WHAT IS NEEDED → Write out the material exactly, leaving every picture behind.

SOURCE DATA →

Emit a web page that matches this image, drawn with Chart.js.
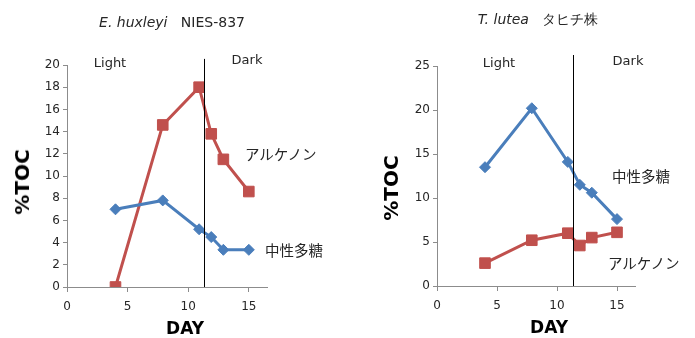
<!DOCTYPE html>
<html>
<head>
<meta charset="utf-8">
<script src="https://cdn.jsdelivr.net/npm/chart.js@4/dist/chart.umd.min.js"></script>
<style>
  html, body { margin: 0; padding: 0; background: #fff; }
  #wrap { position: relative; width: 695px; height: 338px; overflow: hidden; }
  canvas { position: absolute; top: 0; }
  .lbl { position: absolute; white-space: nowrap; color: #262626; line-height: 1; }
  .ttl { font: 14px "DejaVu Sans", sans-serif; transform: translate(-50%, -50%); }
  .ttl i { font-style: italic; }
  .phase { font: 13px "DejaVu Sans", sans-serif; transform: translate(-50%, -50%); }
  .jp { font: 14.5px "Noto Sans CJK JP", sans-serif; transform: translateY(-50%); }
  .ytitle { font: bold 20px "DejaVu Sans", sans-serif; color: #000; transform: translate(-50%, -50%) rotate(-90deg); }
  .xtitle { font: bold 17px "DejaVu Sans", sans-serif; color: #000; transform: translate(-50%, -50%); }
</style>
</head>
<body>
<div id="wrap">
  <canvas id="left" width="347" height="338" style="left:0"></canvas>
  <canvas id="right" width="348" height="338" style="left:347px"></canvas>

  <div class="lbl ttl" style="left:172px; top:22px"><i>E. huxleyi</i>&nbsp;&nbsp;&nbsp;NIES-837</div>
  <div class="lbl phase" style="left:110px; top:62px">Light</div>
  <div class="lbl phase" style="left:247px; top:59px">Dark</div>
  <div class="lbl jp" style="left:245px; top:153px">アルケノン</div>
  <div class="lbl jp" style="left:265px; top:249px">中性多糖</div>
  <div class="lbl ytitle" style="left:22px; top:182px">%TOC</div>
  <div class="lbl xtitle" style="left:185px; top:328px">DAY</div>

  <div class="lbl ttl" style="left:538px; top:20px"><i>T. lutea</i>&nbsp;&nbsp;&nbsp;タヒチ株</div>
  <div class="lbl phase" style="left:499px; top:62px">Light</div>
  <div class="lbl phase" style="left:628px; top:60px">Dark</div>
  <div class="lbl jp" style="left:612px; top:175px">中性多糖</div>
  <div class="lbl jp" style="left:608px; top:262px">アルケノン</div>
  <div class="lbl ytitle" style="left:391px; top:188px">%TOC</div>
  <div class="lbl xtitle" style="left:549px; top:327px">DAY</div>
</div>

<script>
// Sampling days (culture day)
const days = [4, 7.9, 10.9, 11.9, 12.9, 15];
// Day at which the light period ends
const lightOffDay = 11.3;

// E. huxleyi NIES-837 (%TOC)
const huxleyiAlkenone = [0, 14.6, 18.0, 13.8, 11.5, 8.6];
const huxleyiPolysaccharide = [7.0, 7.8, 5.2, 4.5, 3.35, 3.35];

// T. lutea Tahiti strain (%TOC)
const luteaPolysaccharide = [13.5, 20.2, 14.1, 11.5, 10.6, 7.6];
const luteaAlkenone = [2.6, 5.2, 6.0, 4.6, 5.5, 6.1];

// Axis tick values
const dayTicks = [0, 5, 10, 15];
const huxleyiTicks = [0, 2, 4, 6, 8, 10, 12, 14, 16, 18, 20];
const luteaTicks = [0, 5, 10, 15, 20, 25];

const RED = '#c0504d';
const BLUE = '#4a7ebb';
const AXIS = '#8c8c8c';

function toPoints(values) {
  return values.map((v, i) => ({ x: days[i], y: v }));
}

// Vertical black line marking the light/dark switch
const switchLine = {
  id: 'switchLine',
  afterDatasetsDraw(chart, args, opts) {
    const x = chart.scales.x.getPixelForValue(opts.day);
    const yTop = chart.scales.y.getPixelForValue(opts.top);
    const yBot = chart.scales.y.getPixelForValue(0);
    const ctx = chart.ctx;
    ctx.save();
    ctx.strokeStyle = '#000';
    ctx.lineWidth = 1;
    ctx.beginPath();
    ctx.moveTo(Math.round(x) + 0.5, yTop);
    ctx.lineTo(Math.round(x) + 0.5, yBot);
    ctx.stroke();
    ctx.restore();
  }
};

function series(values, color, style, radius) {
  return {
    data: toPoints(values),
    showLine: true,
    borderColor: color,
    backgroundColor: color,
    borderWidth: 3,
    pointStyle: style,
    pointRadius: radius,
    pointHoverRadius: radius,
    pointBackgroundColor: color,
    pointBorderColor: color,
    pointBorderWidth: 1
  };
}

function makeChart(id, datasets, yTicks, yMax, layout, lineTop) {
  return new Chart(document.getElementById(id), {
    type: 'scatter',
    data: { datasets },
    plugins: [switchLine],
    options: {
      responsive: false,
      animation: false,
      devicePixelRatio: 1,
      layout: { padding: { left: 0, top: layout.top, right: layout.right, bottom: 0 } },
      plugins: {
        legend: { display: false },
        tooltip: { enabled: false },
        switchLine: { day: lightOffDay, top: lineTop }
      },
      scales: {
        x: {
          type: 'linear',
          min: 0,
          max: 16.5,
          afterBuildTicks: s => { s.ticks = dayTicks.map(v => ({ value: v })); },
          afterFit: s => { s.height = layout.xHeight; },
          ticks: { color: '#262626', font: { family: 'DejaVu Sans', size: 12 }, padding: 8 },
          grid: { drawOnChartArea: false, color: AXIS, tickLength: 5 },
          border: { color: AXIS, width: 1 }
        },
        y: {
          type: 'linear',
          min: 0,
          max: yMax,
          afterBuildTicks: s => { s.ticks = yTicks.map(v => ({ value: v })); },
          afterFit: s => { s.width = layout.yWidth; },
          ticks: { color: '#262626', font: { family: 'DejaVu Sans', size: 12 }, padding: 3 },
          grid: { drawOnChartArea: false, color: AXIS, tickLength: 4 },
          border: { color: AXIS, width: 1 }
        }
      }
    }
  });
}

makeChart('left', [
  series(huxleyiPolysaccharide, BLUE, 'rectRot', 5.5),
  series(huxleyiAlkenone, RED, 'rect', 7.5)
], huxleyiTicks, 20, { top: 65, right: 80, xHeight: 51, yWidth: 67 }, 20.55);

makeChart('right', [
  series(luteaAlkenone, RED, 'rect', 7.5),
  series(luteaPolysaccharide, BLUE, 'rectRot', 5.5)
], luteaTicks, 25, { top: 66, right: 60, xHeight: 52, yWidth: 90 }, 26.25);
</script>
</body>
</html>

EXERCISE OUTPUT →
Emit a web page that matches this image, drawn with Chart.js.
<!DOCTYPE html>
<html>
<head>
<meta charset="utf-8">
<script src="https://cdn.jsdelivr.net/npm/chart.js@4/dist/chart.umd.min.js"></script>
<style>
  html, body { margin: 0; padding: 0; background: #fff; }
  #wrap { position: relative; width: 695px; height: 338px; overflow: hidden; }
  canvas { position: absolute; top: 0; }
  .lbl { position: absolute; white-space: nowrap; color: #262626; line-height: 1; }
  .ttl { font: 14px "DejaVu Sans", sans-serif; transform: translate(-50%, -50%); }
  .ttl i { font-style: italic; }
  .phase { font: 13px "DejaVu Sans", sans-serif; transform: translate(-50%, -50%); }
  .jp { font: 14.5px "Noto Sans CJK JP", sans-serif; transform: translateY(-50%); }
  .ytitle { font: bold 20px "DejaVu Sans", sans-serif; color: #000; transform: translate(-50%, -50%) rotate(-90deg); }
  .xtitle { font: bold 17px "DejaVu Sans", sans-serif; color: #000; transform: translate(-50%, -50%); }
</style>
</head>
<body>
<div id="wrap">
  <canvas id="left" width="347" height="338" style="left:0"></canvas>
  <canvas id="right" width="348" height="338" style="left:347px"></canvas>

  <div class="lbl ttl" style="left:172px; top:22px"><i>E. huxleyi</i>&nbsp;&nbsp;&nbsp;NIES-837</div>
  <div class="lbl phase" style="left:110px; top:62px">Light</div>
  <div class="lbl phase" style="left:247px; top:59px">Dark</div>
  <div class="lbl jp" style="left:245px; top:153px">アルケノン</div>
  <div class="lbl jp" style="left:265px; top:249px">中性多糖</div>
  <div class="lbl ytitle" style="left:22px; top:182px">%TOC</div>
  <div class="lbl xtitle" style="left:185px; top:328px">DAY</div>

  <div class="lbl ttl" style="left:538px; top:20px"><i>T. lutea</i>&nbsp;&nbsp;&nbsp;タヒチ株</div>
  <div class="lbl phase" style="left:499px; top:62px">Light</div>
  <div class="lbl phase" style="left:628px; top:60px">Dark</div>
  <div class="lbl jp" style="left:612px; top:175px">中性多糖</div>
  <div class="lbl jp" style="left:608px; top:262px">アルケノン</div>
  <div class="lbl ytitle" style="left:391px; top:188px">%TOC</div>
  <div class="lbl xtitle" style="left:549px; top:327px">DAY</div>
</div>

<script>
// Sampling days (culture day)
const days = [4, 7.9, 10.9, 11.9, 12.9, 15];
// Day at which the light period ends
const lightOffDay = 11.3;

// E. huxleyi NIES-837 (%TOC)
const huxleyiAlkenone = [0, 14.6, 18.0, 13.8, 11.5, 8.6];
const huxleyiPolysaccharide = [7.0, 7.8, 5.2, 4.5, 3.35, 3.35];

// T. lutea Tahiti strain (%TOC)
const luteaPolysaccharide = [13.5, 20.2, 14.1, 11.5, 10.6, 7.6];
const luteaAlkenone = [2.6, 5.2, 6.0, 4.6, 5.5, 6.1];

// Axis tick values
const dayTicks = [0, 5, 10, 15];
const huxleyiTicks = [0, 2, 4, 6, 8, 10, 12, 14, 16, 18, 20];
const luteaTicks = [0, 5, 10, 15, 20, 25];

const RED = '#c0504d';
const BLUE = '#4a7ebb';
const AXIS = '#8c8c8c';

function toPoints(values) {
  return values.map((v, i) => ({ x: days[i], y: v }));
}

// Vertical black line marking the light/dark switch
const switchLine = {
  id: 'switchLine',
  afterDatasetsDraw(chart, args, opts) {
    const x = chart.scales.x.getPixelForValue(opts.day);
    const yTop = chart.scales.y.getPixelForValue(opts.top);
    const yBot = chart.scales.y.getPixelForValue(0);
    const ctx = chart.ctx;
    ctx.save();
    ctx.strokeStyle = '#000';
    ctx.lineWidth = 1;
    ctx.beginPath();
    ctx.moveTo(Math.round(x) + 0.5, yTop);
    ctx.lineTo(Math.round(x) + 0.5, yBot);
    ctx.stroke();
    ctx.restore();
  }
};

function series(values, color, style, radius) {
  return {
    data: toPoints(values),
    showLine: true,
    borderColor: color,
    backgroundColor: color,
    borderWidth: 3,
    pointStyle: style,
    pointRadius: radius,
    pointHoverRadius: radius,
    pointBackgroundColor: color,
    pointBorderColor: color,
    pointBorderWidth: 1
  };
}

function makeChart(id, datasets, yTicks, yMax, layout, lineTop) {
  return new Chart(document.getElementById(id), {
    type: 'scatter',
    data: { datasets },
    plugins: [switchLine],
    options: {
      responsive: false,
      animation: false,
      devicePixelRatio: 1,
      layout: { padding: { left: 0, top: layout.top, right: layout.right, bottom: 0 } },
      plugins: {
        legend: { display: false },
        tooltip: { enabled: false },
        switchLine: { day: lightOffDay, top: lineTop }
      },
      scales: {
        x: {
          type: 'linear',
          min: 0,
          max: 16.5,
          afterBuildTicks: s => { s.ticks = dayTicks.map(v => ({ value: v })); },
          afterFit: s => { s.height = layout.xHeight; },
          ticks: { color: '#262626', font: { family: 'DejaVu Sans', size: 12 }, padding: 8 },
          grid: { drawOnChartArea: false, color: AXIS, tickLength: 5 },
          border: { color: AXIS, width: 1 }
        },
        y: {
          type: 'linear',
          min: 0,
          max: yMax,
          afterBuildTicks: s => { s.ticks = yTicks.map(v => ({ value: v })); },
          afterFit: s => { s.width = layout.yWidth; },
          ticks: { color: '#262626', font: { family: 'DejaVu Sans', size: 12 }, padding: 3 },
          grid: { drawOnChartArea: false, color: AXIS, tickLength: 4 },
          border: { color: AXIS, width: 1 }
        }
      }
    }
  });
}

makeChart('left', [
  series(huxleyiPolysaccharide, BLUE, 'rectRot', 5.5),
  series(huxleyiAlkenone, RED, 'rect', 7.5)
], huxleyiTicks, 20, { top: 65, right: 80, xHeight: 51, yWidth: 67 }, 20.55);

makeChart('right', [
  series(luteaAlkenone, RED, 'rect', 7.5),
  series(luteaPolysaccharide, BLUE, 'rectRot', 5.5)
], luteaTicks, 25, { top: 66, right: 60, xHeight: 52, yWidth: 90 }, 26.25);
</script>
</body>
</html>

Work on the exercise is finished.